Alexis Pelletier explore les trois grandes parties du livre de Marc Blanchet, “Suites et fins”, paru aux Éditions Le Cormier.
Marc Blanchet, Suites et fins, Le Cormier, 112 pages, 16€
On voyait déjà / la mort fleurir
Le titre de l’ouvrage de Marc Blanchet est évidemment polysémique : Suites et fins. Se superposent un sens premier qui renvoie presque dramatiquement à l’expression notée au singulier – la suite et la fin (d’un projet, d’une action, d’un récit, d’une vie, etc.) – et un sens second qui joue de la dimension musicale du premier substantif et de l’hésitation entre le but et le terme ou l’arrêt de quelque chose pour le second. Cette polysémie se distribue dans trois parties « Frères », « Forteresse » et « Roses ». Et l’on voit tout de suite que le pluriel encadre le singulier et que le trajet se fait entre les trois termes du masculin au féminin, trois termes qui pourraient définir de manière très subtile une leçon de vie jusqu’à son terme, sans jamais l’imposer. Et l’on est happé par la lecture.
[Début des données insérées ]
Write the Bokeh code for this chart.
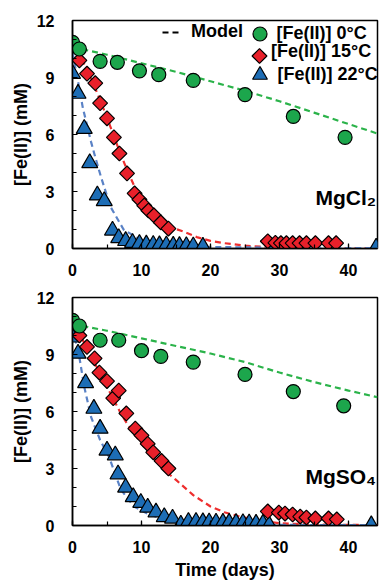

« Frères » se lit comme une sorte d’épître – au sens presque biblique du terme. L’adresse « Frères » revient six fois en trente-six pages et elle est suivie de ce qui se donne à lire comme des intentions multiples : « Frères, / des années après / je vous dépose / comme figures / sur la nappe d’enfance. » (p.9), « Frères, / chaque automne / l’un d’entre vous prononçait ses adieux. » (p.12), « Frères, / vous voici tendus / comme cordes sur la nappe. » (p.15), « Frères, / je redresse / votre dos de papier » (p.22), « Frères, / partez avec votre solitude sur le dos. » (p.26), « Frères, / vous chutez / un / à / un / et / j’avoue / jou / ir / en ce jour / anodin. » (p.33) et l’ultime avec une variante « Ô frères, / cette nuit, / vous me parliez / de l’endroit même / d’où j’éloigne vos ombres » (p.42). Les lectrices et lecteurs s’interrogent donc sur le statut de ces frères comme s’il fallait se demander de quel côté de la vie, ils parlent ou plutôt ils parlaient. Ils semblent avoir structuré si ce n’est la vie de Marc Blanchet, du moins une tension vers l’écriture, tension faite de violence, de séparation et d’acharnement à oublier. En ce sens, c’est contre eux que tout semble se donner, dans la répétition même du geste de l’écrit, voire de sa geste, portée par un vers libre le plus souvent court et très ciselé. La partie s’achève d’ailleurs sur une sorte de gros plans sur les mains de celui qui écrit et qui, de s’être libérées de ces frères, sont devenues « Si claires, que tout se met à parler » (p.44) : c’est à la fois une fin mais aussi l’annonce d’une suite.
Dans la deuxième partie, « Forteresse », le « je » a totalement disparu. Il ne reviendra que très furtivement dans « Roses ». Avec cette disparition, il n’y a plus d’adresse, plus d’épître mais une manière de se confronter au réel, c’est-à-dire à ce que les mots peinent à nommer. Ces mots sont la « forteresse » (p.47) et ils entraînent dans l’étrange, dans quelque chose qui tient d’une improvisation face à au réel, avec la volonté de concentrer le sens. Apparaît une figure masculine à la troisième personne du singulier qui est l’autre et qui peut-être soi dans son énigme, dans ses joies, sa douleur et sa solitude : « Aucune matière / ne le résume. // Les fenêtres ne se brisent pas. » La négation dit bien une fin en même temps que l’impossibilité de celle-ci. C’est donc une sorte de variation musicale sur le titre.
Les « Roses » de la dernière partie concentrent d’une autre façon le sens de ce titre. Elles se suivent dans l’injonction qui ouvre le poème – « Regarde les roses » (p.67) – qui tient de la comptine et qui ne se limite pas à jouer sur l’aspect éphémère de la vie. L’injonction en effet revient, établit un dialogue entre le « tu » et le « je », ce dernier affirmant justement : « J’aimerais taire l’injonction. » (p.74), tandis que les roses deviennent celles qui accompagnent la mort : « On porte les roses / dans la dernière demeure. » (p.76). Et le poème de nommer le passage du temps, la fragilité voire l’illusion du face à face de la communauté à la mort, tandis qu’un an après – le temps ancien de la durée du deuil, peut-être – les roses, « Dans le jardin, / elles se tiennent droites ‑ / et c’est ailleurs. » (p.102). L’injonction peut recommencer. La fin s’appelle la reprise, au sens musical. Il y a donc bien plusieurs suites.